* _Exercise brief_
Leave the pictures out and retype the lines from the beginning through the line with "minimum width=9cm, minimum", both ends included.

[start]

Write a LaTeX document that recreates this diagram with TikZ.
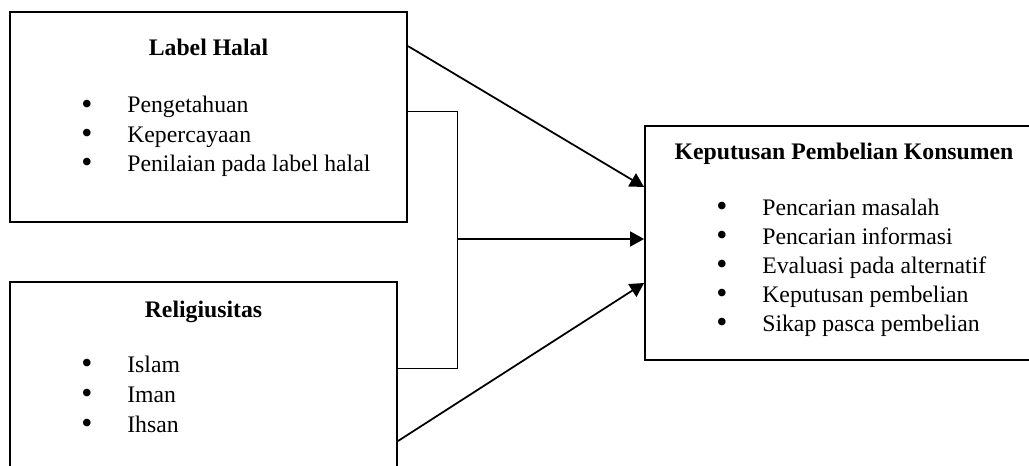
\documentclass[tikz,border=0pt]{standalone}
\usepackage{fontspec}
\setmainfont{Liberation Serif}
\usetikzlibrary{arrows.meta,calc}

\newcommand{\blt}{\makebox[0.92cm][l]{\raisebox{-0.6pt}[0pt][0pt]{\fontsize{18}{16}\selectfont\textbullet}}}

\tikzset{
  box/.style={draw, line width=1.1pt, inner sep=0pt},
  head/.style={font=\fontsize{13.5}{16}\selectfont\bfseries, anchor=base, inner sep=0pt},
  item/.style={font=\fontsize{13.5}{16}\selectfont, anchor=base west, inner sep=0pt},
  arr/.style={line width=1pt, -{Triangle[length=0.28cm,width=0.3cm]}},
  link/.style={line width=0.55pt}
}

\begin{document}
\begin{tikzpicture}[x=0.02cm,y=-0.02cm]
\useasboundingbox (0,0) rectangle (1029,466);

% the three boxes
\node[box, minimum width=7.94cm, minimum height=4.2cm] (halal) at (208.5,117) {};
\node[box, minimum width=7.74cm, minimum height=4.8cm] (rel) at (203.5,402) {};
\node[box, minimum width=9cm, minimum height=4.68cm] (kep) at (870,243) {};

% titles
\node[head] (halalT) at (208.5,56) {Label Halal};
\node[head] (relT) at (203.5,317) {Religiusitas};
\node[head] (kepT) at (844,160) {Keputusan Pembelian Konsumen};

% bullet lists
\foreach \t [count=\i] in {Pengetahuan, Kepercayaan, Penilaian pada label halal}
  \node[item] (halal\i) at (81,{113+29.3*(\i-1)}) {\blt\t};
\foreach \t [count=\i] in {Islam, Iman, Ihsan}
  \node[item] (rel\i) at (81,{372+30*(\i-1)}) {\blt\t};
\foreach \t [count=\i] in {Pencarian masalah, Pencarian informasi, Evaluasi pada alternatif,
    Keputusan pembelian, Sikap pasca pembelian}
  \node[item] (kep\i) at (716,{215+29.2*(\i-1)}) {\blt\t};

% connectors
\draw[arr] ($(halal.north east)+(0,35)$) -- ($(kep.west)+(0,-56)$);
\draw[arr] ($(rel.north east)+(0,160)$) -- ($(kep.west)+(0,40)$);
\draw[link] ($(halal.north east)+(0,100)$) -- ++(50,0) |- ($(rel.north east)+(0,87)$);
\coordinate (mid) at (457,239);
\draw[arr] (mid) -- (mid -| kep.west);
\end{tikzpicture}
\end{document}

[end]

* _Written answer_
Write a LaTeX document that recreates this diagram with TikZ.
\documentclass[tikz,border=0pt]{standalone}
\usepackage{fontspec}
\setmainfont{Liberation Serif}
\usetikzlibrary{arrows.meta,calc}

\newcommand{\blt}{\makebox[0.92cm][l]{\raisebox{-0.6pt}[0pt][0pt]{\fontsize{18}{16}\selectfont\textbullet}}}

\tikzset{
  box/.style={draw, line width=1.1pt, inner sep=0pt},
  head/.style={font=\fontsize{13.5}{16}\selectfont\bfseries, anchor=base, inner sep=0pt},
  item/.style={font=\fontsize{13.5}{16}\selectfont, anchor=base west, inner sep=0pt},
  arr/.style={line width=1pt, -{Triangle[length=0.28cm,width=0.3cm]}},
  link/.style={line width=0.55pt}
}

\begin{document}
\begin{tikzpicture}[x=0.02cm,y=-0.02cm]
\useasboundingbox (0,0) rectangle (1029,466);

% the three boxes
\node[box, minimum width=7.94cm, minimum height=4.2cm] (halal) at (208.5,117) {};
\node[box, minimum width=7.74cm, minimum height=4.8cm] (rel) at (203.5,402) {};
\node[box, minimum width=9cm, minimum height=4.68cm] (kep) at (870,243) {};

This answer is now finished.